(Saved data entries)

:::::

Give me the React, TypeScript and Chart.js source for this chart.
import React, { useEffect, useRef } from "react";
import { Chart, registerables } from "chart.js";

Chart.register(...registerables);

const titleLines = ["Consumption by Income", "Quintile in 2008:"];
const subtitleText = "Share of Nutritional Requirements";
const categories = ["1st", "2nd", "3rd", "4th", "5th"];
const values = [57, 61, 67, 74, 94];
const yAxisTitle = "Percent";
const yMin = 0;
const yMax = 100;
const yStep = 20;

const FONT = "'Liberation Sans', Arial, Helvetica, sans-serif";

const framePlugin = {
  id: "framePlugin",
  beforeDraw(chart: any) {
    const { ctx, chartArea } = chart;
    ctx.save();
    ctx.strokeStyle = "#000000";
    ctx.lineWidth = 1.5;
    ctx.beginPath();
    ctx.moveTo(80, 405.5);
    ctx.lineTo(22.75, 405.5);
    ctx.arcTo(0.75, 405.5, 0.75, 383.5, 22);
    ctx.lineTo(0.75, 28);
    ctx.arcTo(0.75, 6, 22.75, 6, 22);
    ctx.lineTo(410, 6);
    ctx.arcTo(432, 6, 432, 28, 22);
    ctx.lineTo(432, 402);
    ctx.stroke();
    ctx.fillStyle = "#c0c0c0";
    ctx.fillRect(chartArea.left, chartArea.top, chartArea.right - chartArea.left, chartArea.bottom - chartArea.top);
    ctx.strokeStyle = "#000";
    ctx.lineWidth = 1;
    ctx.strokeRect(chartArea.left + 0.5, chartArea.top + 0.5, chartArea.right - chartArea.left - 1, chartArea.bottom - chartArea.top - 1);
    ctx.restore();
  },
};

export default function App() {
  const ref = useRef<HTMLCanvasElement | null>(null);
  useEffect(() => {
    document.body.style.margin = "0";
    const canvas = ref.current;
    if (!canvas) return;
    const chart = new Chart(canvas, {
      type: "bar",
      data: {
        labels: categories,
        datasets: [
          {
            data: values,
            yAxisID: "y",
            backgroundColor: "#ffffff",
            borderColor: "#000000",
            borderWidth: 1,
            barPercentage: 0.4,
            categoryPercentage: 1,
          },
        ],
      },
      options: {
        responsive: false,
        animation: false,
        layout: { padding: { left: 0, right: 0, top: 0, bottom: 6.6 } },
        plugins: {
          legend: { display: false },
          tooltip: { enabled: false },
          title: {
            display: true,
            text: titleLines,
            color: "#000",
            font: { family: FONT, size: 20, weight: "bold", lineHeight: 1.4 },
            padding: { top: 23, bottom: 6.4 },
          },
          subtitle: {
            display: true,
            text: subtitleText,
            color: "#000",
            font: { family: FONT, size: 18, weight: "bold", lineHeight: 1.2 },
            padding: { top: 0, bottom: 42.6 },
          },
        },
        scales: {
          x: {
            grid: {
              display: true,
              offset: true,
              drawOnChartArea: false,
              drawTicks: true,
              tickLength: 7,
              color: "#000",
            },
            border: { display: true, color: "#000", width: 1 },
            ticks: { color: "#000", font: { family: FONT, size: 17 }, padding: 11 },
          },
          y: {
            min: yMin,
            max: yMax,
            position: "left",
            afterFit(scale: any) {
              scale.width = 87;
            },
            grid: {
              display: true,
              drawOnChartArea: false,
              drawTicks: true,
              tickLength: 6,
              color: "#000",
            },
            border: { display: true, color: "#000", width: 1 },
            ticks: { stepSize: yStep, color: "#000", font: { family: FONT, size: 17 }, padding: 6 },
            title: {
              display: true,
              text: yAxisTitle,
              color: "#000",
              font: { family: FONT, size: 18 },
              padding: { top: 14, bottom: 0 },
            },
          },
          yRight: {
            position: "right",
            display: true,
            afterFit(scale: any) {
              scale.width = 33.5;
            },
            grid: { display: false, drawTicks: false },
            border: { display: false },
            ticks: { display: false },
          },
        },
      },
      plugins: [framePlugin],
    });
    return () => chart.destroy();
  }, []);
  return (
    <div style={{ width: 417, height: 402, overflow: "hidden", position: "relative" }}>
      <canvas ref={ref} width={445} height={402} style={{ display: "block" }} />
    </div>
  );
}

:::::

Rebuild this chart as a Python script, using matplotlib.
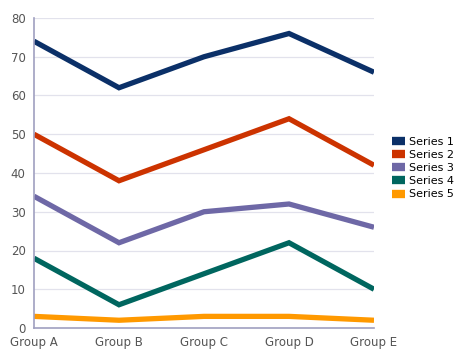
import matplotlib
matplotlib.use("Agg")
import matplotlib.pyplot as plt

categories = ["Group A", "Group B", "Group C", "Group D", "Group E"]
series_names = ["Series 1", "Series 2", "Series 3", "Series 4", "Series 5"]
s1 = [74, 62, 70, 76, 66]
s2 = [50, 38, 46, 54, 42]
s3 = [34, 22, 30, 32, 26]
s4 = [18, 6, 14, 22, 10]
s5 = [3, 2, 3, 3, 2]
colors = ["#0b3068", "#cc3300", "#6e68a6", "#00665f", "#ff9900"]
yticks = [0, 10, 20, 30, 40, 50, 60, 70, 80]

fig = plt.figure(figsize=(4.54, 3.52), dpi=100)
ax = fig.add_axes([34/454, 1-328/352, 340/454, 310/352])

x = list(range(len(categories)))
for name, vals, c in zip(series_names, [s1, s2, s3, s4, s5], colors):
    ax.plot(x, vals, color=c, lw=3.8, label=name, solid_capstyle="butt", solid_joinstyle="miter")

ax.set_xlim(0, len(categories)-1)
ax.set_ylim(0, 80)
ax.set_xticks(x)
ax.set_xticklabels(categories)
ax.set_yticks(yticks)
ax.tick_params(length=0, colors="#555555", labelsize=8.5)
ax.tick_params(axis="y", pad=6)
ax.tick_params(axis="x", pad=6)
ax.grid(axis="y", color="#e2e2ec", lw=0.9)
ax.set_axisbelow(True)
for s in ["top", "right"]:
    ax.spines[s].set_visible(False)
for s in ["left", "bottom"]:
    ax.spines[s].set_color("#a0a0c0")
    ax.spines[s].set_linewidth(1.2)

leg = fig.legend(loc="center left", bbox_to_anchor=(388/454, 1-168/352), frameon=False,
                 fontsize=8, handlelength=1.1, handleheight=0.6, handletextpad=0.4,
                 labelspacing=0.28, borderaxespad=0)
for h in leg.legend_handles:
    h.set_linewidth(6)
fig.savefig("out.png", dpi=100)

:::::

§ Set problem
Extract the stretch of lines that begins at the line with "Rebuild this chart" and ends at the line with "yticks = [0, 10, 20, 30, 40, 50, 60, 70, 80]", inclusive. Omit every picture.

§ The reply
Rebuild this chart as a Python script, using matplotlib.
import matplotlib
matplotlib.use("Agg")
import matplotlib.pyplot as plt

categories = ["Group A", "Group B", "Group C", "Group D", "Group E"]
series_names = ["Series 1", "Series 2", "Series 3", "Series 4", "Series 5"]
s1 = [74, 62, 70, 76, 66]
s2 = [50, 38, 46, 54, 42]
s3 = [34, 22, 30, 32, 26]
s4 = [18, 6, 14, 22, 10]
s5 = [3, 2, 3, 3, 2]
colors = ["#0b3068", "#cc3300", "#6e68a6", "#00665f", "#ff9900"]
yticks = [0, 10, 20, 30, 40, 50, 60, 70, 80]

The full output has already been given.